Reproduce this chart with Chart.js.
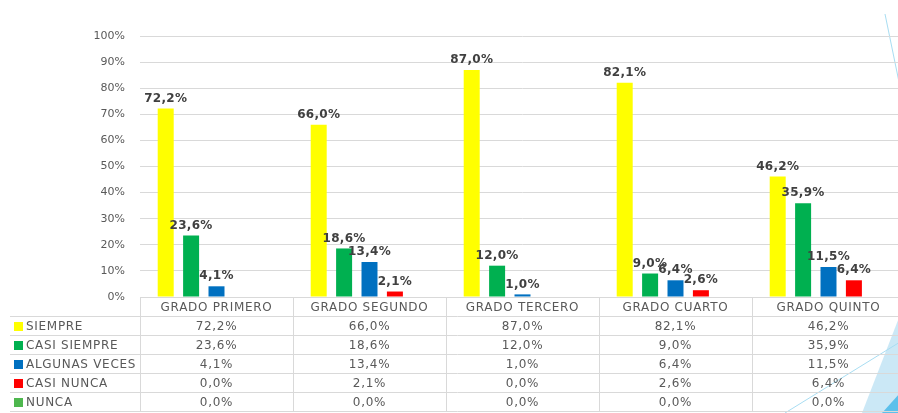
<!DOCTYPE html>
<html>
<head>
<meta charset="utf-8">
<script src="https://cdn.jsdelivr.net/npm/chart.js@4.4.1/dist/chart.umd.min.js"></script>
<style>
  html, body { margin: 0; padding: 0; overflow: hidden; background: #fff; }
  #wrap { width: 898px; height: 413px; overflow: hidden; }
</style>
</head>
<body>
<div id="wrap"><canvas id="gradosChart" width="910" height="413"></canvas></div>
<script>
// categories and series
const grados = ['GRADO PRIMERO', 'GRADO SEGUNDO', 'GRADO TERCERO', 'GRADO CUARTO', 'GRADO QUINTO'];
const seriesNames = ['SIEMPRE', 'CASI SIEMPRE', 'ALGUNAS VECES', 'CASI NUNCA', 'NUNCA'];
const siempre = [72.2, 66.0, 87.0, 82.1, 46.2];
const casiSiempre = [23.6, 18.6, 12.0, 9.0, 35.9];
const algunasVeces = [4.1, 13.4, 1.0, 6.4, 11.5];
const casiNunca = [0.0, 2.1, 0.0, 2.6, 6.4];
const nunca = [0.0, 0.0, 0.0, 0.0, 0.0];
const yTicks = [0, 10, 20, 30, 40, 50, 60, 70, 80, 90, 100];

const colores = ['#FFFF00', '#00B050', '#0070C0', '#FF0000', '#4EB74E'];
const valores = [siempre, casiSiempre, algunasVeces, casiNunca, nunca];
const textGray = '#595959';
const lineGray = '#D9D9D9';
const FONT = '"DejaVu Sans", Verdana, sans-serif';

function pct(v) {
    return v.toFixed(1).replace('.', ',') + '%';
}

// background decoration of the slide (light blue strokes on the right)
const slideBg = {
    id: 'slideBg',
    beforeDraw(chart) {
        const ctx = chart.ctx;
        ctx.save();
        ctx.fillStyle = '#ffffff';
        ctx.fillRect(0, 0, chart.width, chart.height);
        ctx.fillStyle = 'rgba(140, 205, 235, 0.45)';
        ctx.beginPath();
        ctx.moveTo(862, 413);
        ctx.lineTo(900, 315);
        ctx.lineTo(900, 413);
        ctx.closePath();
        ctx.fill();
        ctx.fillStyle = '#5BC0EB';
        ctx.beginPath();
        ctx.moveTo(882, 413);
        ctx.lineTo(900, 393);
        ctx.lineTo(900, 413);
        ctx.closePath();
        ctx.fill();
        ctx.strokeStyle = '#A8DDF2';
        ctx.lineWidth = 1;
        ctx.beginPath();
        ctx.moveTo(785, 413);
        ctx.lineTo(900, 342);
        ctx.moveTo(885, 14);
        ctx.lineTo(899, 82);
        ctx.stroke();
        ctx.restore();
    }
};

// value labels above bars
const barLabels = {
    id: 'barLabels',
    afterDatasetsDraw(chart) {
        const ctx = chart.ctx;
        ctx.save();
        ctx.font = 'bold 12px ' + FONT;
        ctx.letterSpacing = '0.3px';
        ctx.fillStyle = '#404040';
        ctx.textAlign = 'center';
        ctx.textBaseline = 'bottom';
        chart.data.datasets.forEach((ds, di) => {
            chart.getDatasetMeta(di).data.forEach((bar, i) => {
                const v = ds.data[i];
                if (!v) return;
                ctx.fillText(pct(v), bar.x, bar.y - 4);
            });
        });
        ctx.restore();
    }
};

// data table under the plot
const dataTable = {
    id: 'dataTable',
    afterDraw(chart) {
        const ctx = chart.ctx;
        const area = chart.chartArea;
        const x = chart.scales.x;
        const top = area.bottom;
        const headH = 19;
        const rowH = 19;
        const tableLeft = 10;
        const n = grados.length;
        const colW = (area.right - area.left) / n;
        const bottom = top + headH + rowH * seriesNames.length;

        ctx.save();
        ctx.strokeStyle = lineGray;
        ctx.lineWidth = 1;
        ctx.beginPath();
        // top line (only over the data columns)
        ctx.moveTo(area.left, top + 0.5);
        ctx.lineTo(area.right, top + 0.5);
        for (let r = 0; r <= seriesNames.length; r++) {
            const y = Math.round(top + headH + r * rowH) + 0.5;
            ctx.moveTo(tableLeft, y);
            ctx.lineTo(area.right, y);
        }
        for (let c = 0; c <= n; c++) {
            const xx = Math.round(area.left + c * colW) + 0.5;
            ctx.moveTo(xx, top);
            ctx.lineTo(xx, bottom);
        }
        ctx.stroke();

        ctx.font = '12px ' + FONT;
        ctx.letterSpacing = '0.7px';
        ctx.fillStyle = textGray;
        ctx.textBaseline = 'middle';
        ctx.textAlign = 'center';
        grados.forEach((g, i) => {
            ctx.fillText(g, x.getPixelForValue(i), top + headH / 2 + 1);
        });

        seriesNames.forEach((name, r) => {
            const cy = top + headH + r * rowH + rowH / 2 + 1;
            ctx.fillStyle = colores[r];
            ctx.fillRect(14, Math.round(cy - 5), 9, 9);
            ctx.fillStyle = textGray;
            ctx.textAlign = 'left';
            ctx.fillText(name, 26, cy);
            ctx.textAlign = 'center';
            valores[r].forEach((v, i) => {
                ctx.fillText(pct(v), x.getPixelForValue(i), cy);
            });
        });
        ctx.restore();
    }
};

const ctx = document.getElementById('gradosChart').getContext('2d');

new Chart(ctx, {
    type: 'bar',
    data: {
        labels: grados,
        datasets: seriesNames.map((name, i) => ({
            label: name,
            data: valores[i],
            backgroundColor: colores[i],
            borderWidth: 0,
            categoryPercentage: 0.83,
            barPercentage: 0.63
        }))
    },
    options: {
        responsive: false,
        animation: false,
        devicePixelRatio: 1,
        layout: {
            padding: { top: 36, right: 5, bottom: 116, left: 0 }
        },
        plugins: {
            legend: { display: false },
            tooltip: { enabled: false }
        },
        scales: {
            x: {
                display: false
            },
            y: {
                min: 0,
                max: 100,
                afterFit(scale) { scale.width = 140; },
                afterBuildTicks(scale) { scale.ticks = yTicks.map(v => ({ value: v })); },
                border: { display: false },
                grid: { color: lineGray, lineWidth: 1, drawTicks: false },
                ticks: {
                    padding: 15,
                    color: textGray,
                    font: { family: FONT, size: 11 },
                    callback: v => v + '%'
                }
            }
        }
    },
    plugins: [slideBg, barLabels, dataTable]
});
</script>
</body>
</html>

· · · · ·

> TASK DESCRIPTION
Working from the material above, transcribe it exactly while omitting pictures.

> EXERCISE OUTPUT
Reproduce this chart with Chart.js.
<!DOCTYPE html>
<html>
<head>
<meta charset="utf-8">
<script src="https://cdn.jsdelivr.net/npm/chart.js@4.4.1/dist/chart.umd.min.js"></script>
<style>
  html, body { margin: 0; padding: 0; overflow: hidden; background: #fff; }
  #wrap { width: 898px; height: 413px; overflow: hidden; }
</style>
</head>
<body>
<div id="wrap"><canvas id="gradosChart" width="910" height="413"></canvas></div>
<script>
// categories and series
const grados = ['GRADO PRIMERO', 'GRADO SEGUNDO', 'GRADO TERCERO', 'GRADO CUARTO', 'GRADO QUINTO'];
const seriesNames = ['SIEMPRE', 'CASI SIEMPRE', 'ALGUNAS VECES', 'CASI NUNCA', 'NUNCA'];
const siempre = [72.2, 66.0, 87.0, 82.1, 46.2];
const casiSiempre = [23.6, 18.6, 12.0, 9.0, 35.9];
const algunasVeces = [4.1, 13.4, 1.0, 6.4, 11.5];
const casiNunca = [0.0, 2.1, 0.0, 2.6, 6.4];
const nunca = [0.0, 0.0, 0.0, 0.0, 0.0];
const yTicks = [0, 10, 20, 30, 40, 50, 60, 70, 80, 90, 100];

const colores = ['#FFFF00', '#00B050', '#0070C0', '#FF0000', '#4EB74E'];
const valores = [siempre, casiSiempre, algunasVeces, casiNunca, nunca];
const textGray = '#595959';
const lineGray = '#D9D9D9';
const FONT = '"DejaVu Sans", Verdana, sans-serif';

function pct(v) {
    return v.toFixed(1).replace('.', ',') + '%';
}

// background decoration of the slide (light blue strokes on the right)
const slideBg = {
    id: 'slideBg',
    beforeDraw(chart) {
        const ctx = chart.ctx;
        ctx.save();
        ctx.fillStyle = '#ffffff';
        ctx.fillRect(0, 0, chart.width, chart.height);
        ctx.fillStyle = 'rgba(140, 205, 235, 0.45)';
        ctx.beginPath();
        ctx.moveTo(862, 413);
        ctx.lineTo(900, 315);
        ctx.lineTo(900, 413);
        ctx.closePath();
        ctx.fill();
        ctx.fillStyle = '#5BC0EB';
        ctx.beginPath();
        ctx.moveTo(882, 413);
        ctx.lineTo(900, 393);
        ctx.lineTo(900, 413);
        ctx.closePath();
        ctx.fill();
        ctx.strokeStyle = '#A8DDF2';
        ctx.lineWidth = 1;
        ctx.beginPath();
        ctx.moveTo(785, 413);
        ctx.lineTo(900, 342);
        ctx.moveTo(885, 14);
        ctx.lineTo(899, 82);
        ctx.stroke();
        ctx.restore();
    }
};

// value labels above bars
const barLabels = {
    id: 'barLabels',
    afterDatasetsDraw(chart) {
        const ctx = chart.ctx;
        ctx.save();
        ctx.font = 'bold 12px ' + FONT;
        ctx.letterSpacing = '0.3px';
        ctx.fillStyle = '#404040';
        ctx.textAlign = 'center';
        ctx.textBaseline = 'bottom';
        chart.data.datasets.forEach((ds, di) => {
            chart.getDatasetMeta(di).data.forEach((bar, i) => {
                const v = ds.data[i];
                if (!v) return;
                ctx.fillText(pct(v), bar.x, bar.y - 4);
            });
        });
        ctx.restore();
    }
};

// data table under the plot
const dataTable = {
    id: 'dataTable',
    afterDraw(chart) {
        const ctx = chart.ctx;
        const area = chart.chartArea;
        const x = chart.scales.x;
        const top = area.bottom;
        const headH = 19;
        const rowH = 19;
        const tableLeft = 10;
        const n = grados.length;
        const colW = (area.right - area.left) / n;
        const bottom = top + headH + rowH * seriesNames.length;

        ctx.save();
        ctx.strokeStyle = lineGray;
        ctx.lineWidth = 1;
        ctx.beginPath();
        // top line (only over the data columns)
        ctx.moveTo(area.left, top + 0.5);
        ctx.lineTo(area.right, top + 0.5);
        for (let r = 0; r <= seriesNames.length; r++) {
            const y = Math.round(top + headH + r * rowH) + 0.5;
            ctx.moveTo(tableLeft, y);
            ctx.lineTo(area.right, y);
        }
        for (let c = 0; c <= n; c++) {
            const xx = Math.round(area.left + c * colW) + 0.5;
            ctx.moveTo(xx, top);
            ctx.lineTo(xx, bottom);
        }
        ctx.stroke();

        ctx.font = '12px ' + FONT;
        ctx.letterSpacing = '0.7px';
        ctx.fillStyle = textGray;
        ctx.textBaseline = 'middle';
        ctx.textAlign = 'center';
        grados.forEach((g, i) => {
            ctx.fillText(g, x.getPixelForValue(i), top + headH / 2 + 1);
        });

        seriesNames.forEach((name, r) => {
            const cy = top + headH + r * rowH + rowH / 2 + 1;
            ctx.fillStyle = colores[r];
            ctx.fillRect(14, Math.round(cy - 5), 9, 9);
            ctx.fillStyle = textGray;
            ctx.textAlign = 'left';
            ctx.fillText(name, 26, cy);
            ctx.textAlign = 'center';
            valores[r].forEach((v, i) => {
                ctx.fillText(pct(v), x.getPixelForValue(i), cy);
            });
        });
        ctx.restore();
    }
};

const ctx = document.getElementById('gradosChart').getContext('2d');

new Chart(ctx, {
    type: 'bar',
    data: {
        labels: grados,
        datasets: seriesNames.map((name, i) => ({
            label: name,
            data: valores[i],
            backgroundColor: colores[i],
            borderWidth: 0,
            categoryPercentage: 0.83,
            barPercentage: 0.63
        }))
    },
    options: {
        responsive: false,
        animation: false,
        devicePixelRatio: 1,
        layout: {
            padding: { top: 36, right: 5, bottom: 116, left: 0 }
        },
        plugins: {
            legend: { display: false },
            tooltip: { enabled: false }
        },
        scales: {
            x: {
                display: false
            },
            y: {
                min: 0,
                max: 100,
                afterFit(scale) { scale.width = 140; },
                afterBuildTicks(scale) { scale.ticks = yTicks.map(v => ({ value: v })); },
                border: { display: false },
                grid: { color: lineGray, lineWidth: 1, drawTicks: false },
                ticks: {
                    padding: 15,
                    color: textGray,
                    font: { family: FONT, size: 11 },
                    callback: v => v + '%'
                }
            }
        }
    },
    plugins: [slideBg, barLabels, dataTable]
});
</script>
</body>
</html>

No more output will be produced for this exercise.